### [Material shown]
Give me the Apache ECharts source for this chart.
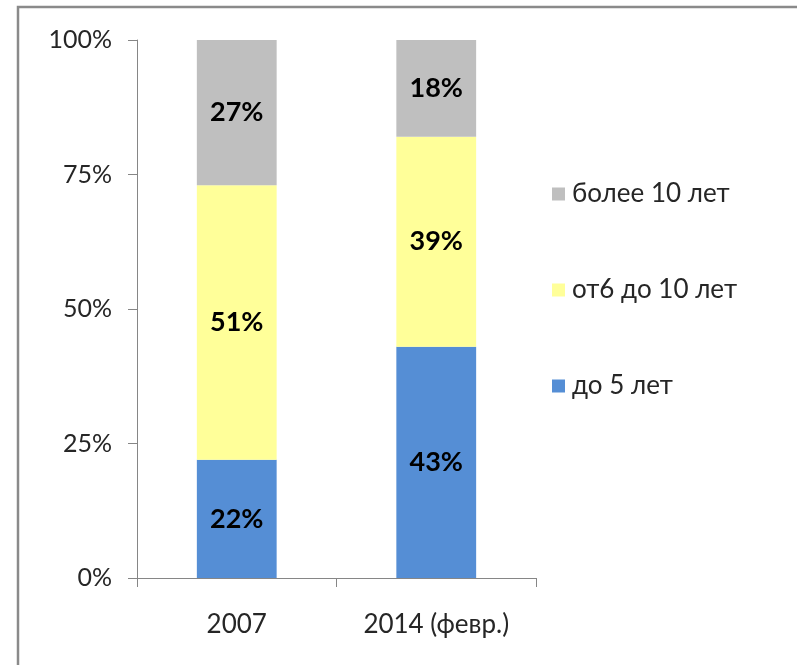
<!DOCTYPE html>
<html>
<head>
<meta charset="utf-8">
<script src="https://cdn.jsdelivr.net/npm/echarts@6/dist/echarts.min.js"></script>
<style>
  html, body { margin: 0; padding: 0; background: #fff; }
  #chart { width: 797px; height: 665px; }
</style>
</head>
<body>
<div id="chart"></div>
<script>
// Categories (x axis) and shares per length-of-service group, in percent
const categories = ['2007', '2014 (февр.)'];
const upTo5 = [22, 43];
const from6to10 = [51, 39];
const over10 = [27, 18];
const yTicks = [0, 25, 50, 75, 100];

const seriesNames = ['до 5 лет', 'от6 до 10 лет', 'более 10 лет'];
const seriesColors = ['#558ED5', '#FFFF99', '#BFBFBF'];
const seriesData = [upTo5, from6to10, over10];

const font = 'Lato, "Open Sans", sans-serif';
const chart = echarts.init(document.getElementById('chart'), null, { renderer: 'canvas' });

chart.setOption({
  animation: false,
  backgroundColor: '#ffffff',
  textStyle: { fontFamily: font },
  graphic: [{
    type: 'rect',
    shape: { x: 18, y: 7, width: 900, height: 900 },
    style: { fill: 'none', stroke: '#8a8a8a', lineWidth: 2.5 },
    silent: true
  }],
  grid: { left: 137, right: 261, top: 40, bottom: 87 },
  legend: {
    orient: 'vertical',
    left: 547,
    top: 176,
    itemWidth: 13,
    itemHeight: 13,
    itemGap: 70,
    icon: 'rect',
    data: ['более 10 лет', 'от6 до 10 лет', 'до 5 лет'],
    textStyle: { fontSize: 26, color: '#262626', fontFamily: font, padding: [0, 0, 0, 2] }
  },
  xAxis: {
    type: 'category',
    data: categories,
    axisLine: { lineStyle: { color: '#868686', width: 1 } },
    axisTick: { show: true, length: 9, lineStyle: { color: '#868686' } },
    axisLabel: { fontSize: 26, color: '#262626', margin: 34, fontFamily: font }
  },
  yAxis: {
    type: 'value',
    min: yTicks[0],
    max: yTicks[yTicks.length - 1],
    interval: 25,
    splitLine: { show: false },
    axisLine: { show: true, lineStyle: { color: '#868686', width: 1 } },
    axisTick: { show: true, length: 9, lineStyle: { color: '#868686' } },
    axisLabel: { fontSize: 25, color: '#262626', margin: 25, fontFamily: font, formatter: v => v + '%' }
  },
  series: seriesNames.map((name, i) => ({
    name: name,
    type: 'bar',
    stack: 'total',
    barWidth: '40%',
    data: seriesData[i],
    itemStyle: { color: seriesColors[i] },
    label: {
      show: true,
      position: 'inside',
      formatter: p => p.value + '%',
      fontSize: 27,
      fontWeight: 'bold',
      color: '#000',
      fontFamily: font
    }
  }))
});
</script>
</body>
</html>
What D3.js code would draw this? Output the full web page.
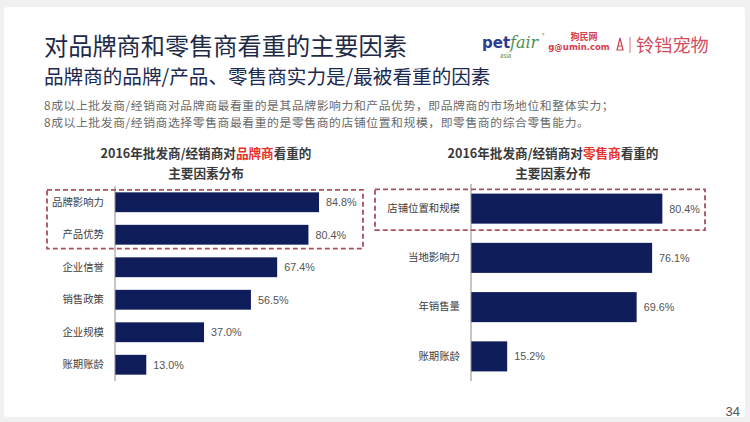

### [Objective]
Track down every line with the word "this" and copy it.

### [Exercise answer]
Give me the Apache ECharts source for this chart.
What D3.js code would draw this? Output the full web page.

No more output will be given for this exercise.